Vitale’s got the right idea

When Dick Vitale recently handed me a signed copy of the book he wrote with Dick “Hoops” Weiss of the New York Daily News, I thanked him and told myself I only would read it if he listed former Bradley University great Hersey Hawkins among college basketball’s top 50 players since Vitale started screaming into a microphone during college basketball games in 1979.

Sure enough, there Hawkins was, listed at No. 38, too low for my taste, but at least not overlooked.
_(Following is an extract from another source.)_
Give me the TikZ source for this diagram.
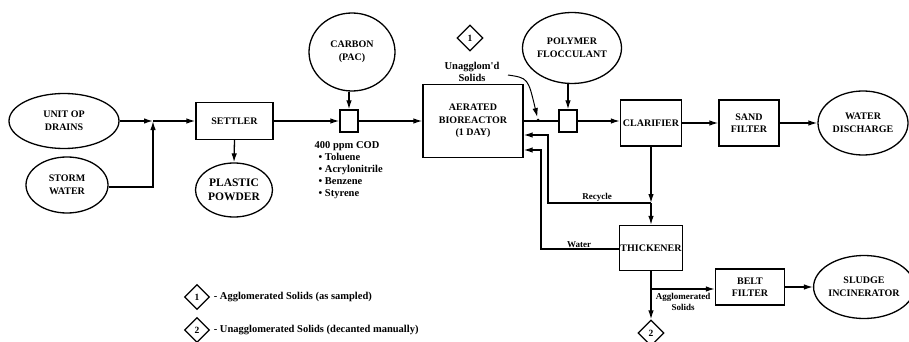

Hawkins, a 6-foot-3 center at Westinghouse High in Chicago, was overlooked by college basketball heavyweights, but Bradley coach Dick Versace offered him a scholarship after coming away from a private practice in which Hawkins played guard for two hours.

Hawkins gave the greatest college basketball performance I’ve ever witnessed live on Dec. 19, 1987. Covering the Cal-Irvine Anteaters, I watched Hawkins trigger a frightful gasp from the Peoria crowd when he was whistled for his third foul with 9:45 left in the first half, by which time he had scored 23 points. Hawkins sat out the rest of the first half and still managed to torch UCI for 51 points in a 139-119 victory for the Braves. The Anteaters’ volunteer assistant in charge of defense, former Bob Knight assistant Andy Andreas, quit after the game. Bradley coach Stan Albeck had Hawkins running figure 8s around screens all night long. He would catch it, shoot it, score it.

Later that season, Hawkins lit up Detroit, long after Vitale coached at the school, for 63 points. During his four-year career at Bradley, Hawkins scored 30 or more points 37 times.

The book, “Dick Vitale’s Fabulous 50 Players & Moments in College Basketball” ranks Danny Manning as the fifth-greatest player during Vitale’s time behind the mike. Vitale ranked Georgetown’s Patrick Ewing, Duke’s Christian Laettner, Virginia’s Ralph Sampson and North Carolina’s Michael Jordan ahead of Manning.

Vitale’s rules for selection rock, baby. They’re super fantabulous. No wonder the guy’s a PTA, prime-time announcer.

First, players’ NBA careers weren’t considered. Consistency, the ability to make teammates’ better and being crucial to the team’s success all were nice rules, but none were better than rule No. 4 of five: “Players that were one and done were not eligible for consideration.”

The one-and-done rule works for the NBA in one sense. It gives the league a year of free marketing for the next year’s leading Rookie of the Year candidates. It doesn’t work for college basketball in any way.

If the NBA ever went to Major League Baseball’s rule, both college basketball and the NBA would be better games. Let players declare themselves eligible for the NBA draft right out of high school, but if they decide to go to college, they can’t enter the NBA until three college seasons have passed.

You have to love Vitale for urging players to stay longer in college, especially those who are deluding themselves. After all, if Mario Chalmers had bolted after his sophomore season, his three-point shot against Memphis wouldn’t be ranked as the seventh-greatest moment. And if Manning hadn’t played four years, the miracle he pulled off with the Miracles wouldn’t have ranked 13th.